Cheaper things a less experienced engineer over-engineers past: tuned TCP (TCP_NODELAY, BBR, connection reuse), HTTP/2 or HTTP/3 (QUIC) out of the box, WebSockets for bidirectional streams, and Server-Sent Events for one-way updates — all of which are the right answer far more often than raw UDP.


13. Second-Order Consequences

  • 6–12 months later, the transport becomes the debugging bottleneck. When quality complaints arrive, "is it the network, our congestion control, or NAT?" is unanswerable without the custom loss/jitter/RTT observability you must build up front. Ship the metrics with v1 or regret it.
  • Firewall drift. Networks that allowed your UDP port can start blocking it; a UDP-only product silently loses reachability, showing up as regional churn, not a clean alert. Watch fallback activation rate as your canary.
  • Amplification exposure grows with reach. As you scale, your public UDP surface is probed harder; an anti-amplification bug that was dormant becomes an incident. Track response/request byte ratio per source and alert on any endpoint that can amplify.
  • Vendor cost surprise (managed path). Per-minute pricing that was trivial at launch can dominate COGS after growth; the metric to watch is cost per real-time minute vs the modeled build crossover — cross it and the build-vs-buy decision should be re-opened.
  • The metric that says the decision is going wrong: p99 message-completion (or media MOS) under your real loss/NAT mix trending below what tuned TCP/QUIC would give — that means you took on the UDP liability and didn't earn the latency win.

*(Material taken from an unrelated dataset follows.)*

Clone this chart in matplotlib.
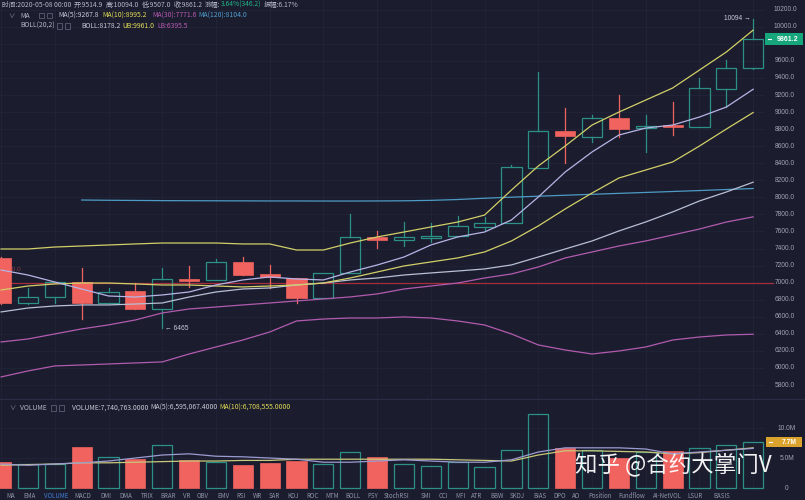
import numpy as np
import matplotlib
matplotlib.use('Agg')
import matplotlib.pyplot as plt
from matplotlib.patches import Rectangle
from matplotlib.transforms import blended_transform_factory

# ---------------- data ----------------
opens  = [7290, 6762, 6832, 7005, 6762, 6903, 6692, 7043, 7032, 7243, 7102, 7055, 6821, 7114,
          7533, 7500, 7524, 7547, 7653, 7700, 8342, 8776, 8706, 8929, 8813, 8848, 8825, 9270, 9514.9]
closes = [6762, 6832, 7008, 6762, 6895, 6692, 7043, 7025, 7243, 7090, 7067, 6821, 7114, 7536,
          7500, 7533, 7547, 7665, 7700, 8357, 8776, 8717, 8929, 8800, 8837, 8825, 9282, 9516, 9861.2]
highs  = [7300, 6937, 7008, 7172, 6937, 7000, 7172, 7196, 7278, 7301, 7207, 7055, 7114, 7805,
          7606, 7711, 7700, 7782, 7770, 8377, 9468, 9046, 8964, 9199, 8964, 9117, 9399, 9610, 10094]
lows   = [6750, 6750, 6762, 6575, 6762, 6692, 6465, 6950, 7032, 7090, 6938, 6762, 6821, 7114,
          7407, 7430, 7477, 7547, 7618, 7700, 8342, 8401, 8648, 8706, 8532, 8729, 8825, 9058, 9507]

ma5   = [7149, 7090, 7008, 6926, 6844, 6832, 6856, 6891, 6973, 7032, 7067, 7043, 7032, 7125,
         7207, 7301, 7442, 7536, 7594, 7735, 8004, 8297, 8532, 8731, 8813, 8848, 8942, 9059, 9267.8]
ma10  = [6914, 6961, 6985, 6996, 6996, 6985, 6973, 6973, 6961, 6950, 6961, 6973, 6996, 7055,
         7125, 7196, 7243, 7290, 7360, 7489, 7665, 7864, 8051, 8227, 8321, 8415, 8602, 8801, 8995.2]
ma30  = [6305, 6340, 6399, 6458, 6505, 6563, 6645, 6692, 6715, 6739, 6762, 6786, 6809, 6833,
         6868, 6926, 6961, 6996, 7055, 7102, 7184, 7290, 7360, 7430, 7489, 7559, 7629, 7711, 7771.6]
ma120 = [np.nan, np.nan, np.nan, 7969, 7966, 7964, 7962, 7961, 7960, 7959, 7958, 7958, 7957, 7957,
         7958, 7960, 7965, 7975, 7990, 8002, 8014, 8025, 8036, 8047, 8058, 8069, 8080, 8092, 8104.0]
boll  = [6657, 6703, 6727, 6739, 6739, 6750, 6762, 6832, 6891, 6926, 6938, 6973, 6996, 7032,
         7055, 7090, 7114, 7137, 7161, 7208, 7301, 7395, 7489, 7606, 7712, 7829, 7958, 8063, 8178.2]
ub    = [7395, 7395, 7418, 7430, 7442, 7454, 7465, 7465, 7465, 7454, 7454, 7383, 7383, 7465,
         7536, 7594, 7653, 7711, 7793, 8086, 8368, 8602, 8848, 9000, 9141, 9282, 9493, 9704, 9961.0]
lb    = [5895, 5965, 6024, 6035, 6047, 6059, 6071, 6164, 6246, 6328, 6422, 6551, 6574, 6586,
         6586, 6598, 6586, 6551, 6504, 6399, 6270, 6211, 6164, 6199, 6246, 6328, 6363, 6387, 6395.5]
level_line = 7000

volumes  = [4.33, 4.0, 4.0, 6.83, 5.17, 4.83, 7.17, 4.67, 4.33, 3.83, 4.17, 4.5, 4.0, 6.0,
            5.17, 4.0, 3.67, 4.33, 3.5, 6.33, 12.33, 6.67, 6.33, 5.0, 6.0, 6.17, 6.67, 7.17, 7.74]
vol_ma5  = [4.0, 3.8, 4.0, 4.2, 4.5, 5.0, 5.5, 5.7, 5.3, 5.2, 5.0, 4.8, 4.3, 4.3,
            4.5, 4.7, 4.5, 4.3, 4.3, 4.7, 6.0, 6.7, 6.7, 6.7, 6.5, 5.7, 6.0, 6.3, 6.6]
vol_ma10 = [3.8, 3.9, 4.0, 4.2, 4.2, 4.3, 4.4, 4.5, 4.5, 4.6, 4.6, 4.8, 4.8, 4.8,
            4.8, 4.8, 4.8, 4.7, 4.6, 4.5, 5.5, 6.2, 6.2, 6.1, 6.0, 5.7, 5.9, 6.3, 6.7]

price_ticks = list(range(5800, 10201, 200))
hidden_price_ticks = [9800]          # covered by the current-price box
vol_ticks = [0, 5, 10]
vol_tick_labels = ['0', '5.0M', '10.0M']

toolbar = ['MA', 'EMA', 'VOLUME', 'MACD', 'DMI', 'DMA', 'TRIX', 'BRAR', 'VR', 'OBV', 'EMV', 'RSI',
           'WR', 'SAR', 'KDJ', 'ROC', 'MTM', 'BOLL', 'PSY', 'StochRSI', 'SMI', 'CCI', 'MFI', 'ATR',
           'BBW', 'SKDJ', 'BIAS', 'DPO', 'AO', 'Position', 'Fundflow', 'AI-NetVOL', 'LSUR', 'BASIS']
toolbar_x = [11, 30, 56, 83, 106, 126, 147, 168, 187, 203, 223, 241, 257, 274, 293, 312, 332,
             353, 373, 397, 426, 443, 460, 477, 497, 517, 540, 560, 576, 600, 632, 667, 695, 722]

# ---------------- style ----------------
W, H = 805, 500
BG = '#1b1d2f'
GRID = '#23263a'
TXT = '#b4b8c6'
RED = '#f0635f'
TEAL = '#2b9186'
C_MA5 = '#b7b4e6'
C_BOLL = '#b9bfd4'
C_YEL = '#d2cf68'
C_MAG = '#b25bae'
C_BLUE = '#4d9bc4'
C_LEVEL = '#a52d3e'
CJK = ['Noto Sans CJK SC', 'DejaVu Sans']
NUMF = ['Liberation Sans', 'DejaVu Sans']

fig = plt.figure(figsize=(W / 100, H / 100), dpi=100, facecolor=BG)
RIGHT = 765
MAIN_BOT = 398
VOL_TOP, VOL_BOT = 400, 490
ax = fig.add_axes([0, 1 - MAIN_BOT / H, RIGHT / W, MAIN_BOT / H])
axv = fig.add_axes([0, 1 - VOL_BOT / H, RIGHT / W, (VOL_BOT - VOL_TOP) / H])
ov = fig.add_axes([0, 0, 1, 1])
ov.set_xlim(0, W)
ov.set_ylim(H, 0)
ov.axis('off')
ov.patch.set_alpha(0)

n = len(opens)
x = np.arange(n)
XL = (-0.04, 28.44)
for a in (ax, axv):
    a.set_facecolor(BG)
    a.set_xlim(*XL)
    for s in a.spines.values():
        s.set_visible(False)
    a.set_xticks([])
    a.set_yticks([])
ax.set_ylim(5648, 10314)
axv.set_ylim(-0.33, 14.67)

# grid
for p in price_ticks:
    ax.axhline(p, color=GRID, lw=0.5, zorder=0)
for i in range(0, n, 2):
    ax.axvline(i, color=GRID, lw=0.5, zorder=0)
    axv.axvline(i, color=GRID, lw=0.5, zorder=0)
for v in vol_ticks:
    axv.axhline(v, color=GRID, lw=0.5, zorder=0)

# level line (extends a little into the axis strip)
ax.plot([XL[0], XL[1] + 8 / 26.86], [level_line, level_line], color=C_LEVEL, lw=0.9,
        zorder=1, clip_on=False)
ax.text(0.03, level_line + 150, '7000.0', color='#c04a55', fontsize=4.6, family=NUMF,
        ha='left', va='center', alpha=0.7, zorder=1)

# candles
w = 0.75
minh = 18
for i in range(n):
    o, c, h, l = opens[i], closes[i], highs[i], lows[i]
    if c >= o:
        top, bot = max(c, o + minh), o
        ax.add_patch(Rectangle((i - w / 2, bot), w, top - bot, fill=False,
                               edgecolor=TEAL, lw=0.9, zorder=3))
        if h > top:
            ax.plot([i, i], [top, h], color=TEAL, lw=0.9, zorder=3)
        if l < bot:
            ax.plot([i, i], [l, bot], color=TEAL, lw=0.9, zorder=3)
    else:
        ax.plot([i, i], [l, h], color=RED, lw=0.9, zorder=2)
        hgt = max(o - c, minh)
        ax.add_patch(Rectangle((i - w / 2, c), w, hgt, facecolor=RED,
                               edgecolor=RED, lw=0.5, zorder=3))

# indicator lines
ax.plot(x, ma120, color=C_BLUE, lw=0.9, zorder=4)
ax.plot(x, lb, color=C_MAG, lw=0.9, zorder=4)
ax.plot(x, ma30, color=C_MAG, lw=0.9, zorder=4)
ax.plot(x, boll, color=C_BOLL, lw=0.9, zorder=4)
ax.plot(x, ub, color=C_YEL, lw=0.9, zorder=4)
ax.plot(x, ma10, color=C_YEL, lw=0.9, zorder=4)
ax.plot(x, ma5, color=C_MA5, lw=0.9, zorder=4)

# high / low markers
ax.text(n - 1 - 0.1, highs[-1], '10094 \u2192', color='#c8ccd8', fontsize=4.8, family=NUMF,
        ha='right', va='center', zorder=5)
imin = int(np.argmin(lows))
ax.text(imin + 0.1, lows[imin], '\u2190 6465', color='#c8ccd8', fontsize=4.8, family=NUMF,
        ha='left', va='center', zorder=5)

# right price axis labels
tr = blended_transform_factory(ax.transAxes, ax.transData)
for p in price_ticks:
    if p in hidden_price_ticks:
        continue
    ax.text(785 / RIGHT, p, f'{p:.1f}', transform=tr, color='#9ea3b4', fontsize=4.8,
            family=NUMF, ha='center', va='center', clip_on=False)

# volume bars
for i in range(n):
    v = volumes[i]
    if closes[i] >= opens[i]:
        axv.add_patch(Rectangle((i - w / 2, 0), w, v, fill=False, edgecolor=TEAL, lw=0.9, zorder=3))
    else:
        axv.add_patch(Rectangle((i - w / 2, 0), w, v, facecolor=RED, edgecolor=RED, lw=0.5, zorder=3))
axv.plot(x, vol_ma10, color='#c9c779', lw=0.9, zorder=4)
axv.plot(x, vol_ma5, color='#9c9bd0', lw=0.9, zorder=4)
trv = blended_transform_factory(axv.transAxes, axv.transData)
for v, lab in zip(vol_ticks, vol_tick_labels):
    axv.text(787 / RIGHT, v, lab, transform=trv, color='#9ea3b4', fontsize=4.8,
             family=NUMF, ha='center', va='center', clip_on=False)

# panel separator
ov.plot([0, W], [399, 399], color='#2a2d43', lw=0.8)

# current price / volume boxes
ov.add_patch(Rectangle((765, 33), 38, 12, facecolor='#17a67b', edgecolor='none'))
ov.plot([767.5, 770.5], [39, 39], color='white', lw=0.8)
ov.text(788, 39.3, '9861.2', color='white', fontsize=5, family=NUMF, weight='bold',
        ha='center', va='center')
ov.add_patch(Rectangle((766, 437), 36, 10, facecolor='#dba22d', edgecolor='none'))
ov.plot([768.5, 771.5], [442, 442], color='white', lw=0.8)
ov.text(789, 442.3, '7.7M', color='white', fontsize=4.8, family=NUMF, weight='bold',
        ha='center', va='center')

# header texts
renderer = fig.canvas.get_renderer()


def seq(x0, y, pieces, fs):
    xx = x0
    for txt, col, gap in pieces:
        t = ov.text(xx, y, txt, color=col, fontsize=fs, family=CJK, ha='left', va='center')
        bb = t.get_window_extent(renderer=renderer)
        xx += bb.width + gap
    return xx


GREEN_TXT = '#21b585'
seq(2, 5, [('时间:2020-05-08 00:00', TXT, 2.5), ('开:9514.9', TXT, 2.5), ('高:10094.0', TXT, 2.5),
           ('低:9507.0', TXT, 2.5), ('收:9861.2', TXT, 2.5), ('涨幅:', TXT, 0),
           ('3.64%(346.2)', GREEN_TXT, 2.5), ('振幅:6.17%', TXT, 0)], 4.85)


def icons(x0, y):
    for dx in (0, 8):
        ov.add_patch(Rectangle((x0 + dx, y - 2.6), 5, 5.2, fill=False, edgecolor='#5a5e72', lw=0.6))


FS = 4.9
ov.text(8, 15.5, '\u2228', color='#8a8fa2', fontsize=4.5, family=CJK, ha='left', va='center')
ov.text(20, 15.5, 'MA', color=TXT, fontsize=FS, family=CJK, ha='left', va='center')
icons(39, 15.5)
ov.text(58, 15.5, 'MA(5):9267.8', color='#c9c9d6', fontsize=FS, family=CJK, ha='left', va='center')
ov.text(102, 15.5, 'MA(10):8995.2', color='#e2dc55', fontsize=FS, family=CJK, ha='left', va='center')
ov.text(152, 15.5, 'MA(30):7771.6', color='#b85ab4', fontsize=FS, family=CJK, ha='left', va='center')
ov.text(198, 15.5, 'MA(120):8104.0', color='#4f9fd0', fontsize=FS, family=CJK, ha='left', va='center')

ov.text(20, 26, 'BOLL(20,2)', color=TXT, fontsize=FS, family=CJK, ha='left', va='center')
icons(57, 26)
ov.text(81, 26, 'BOLL:8178.2', color='#c9c9d6', fontsize=FS, family=CJK, ha='left', va='center')
ov.text(122, 26, 'UB:9961.0', color='#e2dc55', fontsize=FS, family=CJK, ha='left', va='center')
ov.text(157, 26, 'LB:6395.5', color='#b85ab4', fontsize=FS, family=CJK, ha='left', va='center')

ov.text(9, 408, '\u2228', color='#8a8fa2', fontsize=4.5, family=CJK, ha='left', va='center')
ov.text(20, 408, 'VOLUME', color=TXT, fontsize=FS, family=CJK, ha='left', va='center')
icons(51, 408)
ov.text(72, 408, 'VOLUME:7,740,763.0000', color='#c9c9d6', fontsize=FS, family=CJK, ha='left', va='center')
ov.text(150, 408, 'MA(5):6,595,067.4000', color='#c9c9d6', fontsize=FS, family=CJK, ha='left', va='center')
ov.text(219, 408, 'MA(10):6,708,555.0000', color='#e2dc55', fontsize=FS, family=CJK, ha='left', va='center')

# bottom toolbar
for lab, px in zip(toolbar, toolbar_x):
    col = '#3f7fd8' if lab == 'VOLUME' else '#8f94a6'
    ov.text(px, 496.5, lab, color=col, fontsize=4.4, family=CJK, ha='center', va='center')

# watermark
ov.text(575, 465, '知乎 @合约大掌门V', color='white', fontsize=16.2, family=CJK,
        ha='left', va='center', alpha=0.95)

fig.savefig('out.png', dpi=100, facecolor=BG)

That is the signal to revert per your ADR criterion.

14. Staff Checklist

  • The specific product SLO that TCP/QUIC-reliable violates is named — not "it'll be faster."
  • Decision captured as an ADR (§35.1) with the loss-tolerance justification and a written revert criterion.
  • Build-vs-buy modeled across raw-UDP / QUIC-lib / self-host-WebRTC / managed, with the cost crossover identified (TURN egress vs vendor per-minute).
  • Default is TCP/QUIC; UDP is justified as the exception, and QUIC considered before any bespoke UDP protocol.
  • Anti-amplification is designed in: no larger-than-request responses to unvalidated sources; address validation before big responses; per-source rate limits — reviewed by security.
  • A firewall fallback ladder (UDP → TCP → TURN/443) exists in v1, not deferred to v2.
  • The transport is owned by a named team with an on-call rotation; custom loss/jitter/RTT observability ships with v1.
  • Protocol is versioned/negotiable (two-way door), and the migration/exit path to a managed stack is documented before adoption.
  • "When NOT to use UDP" written down so others don't cargo-cult raw datagrams onto correctness-critical paths.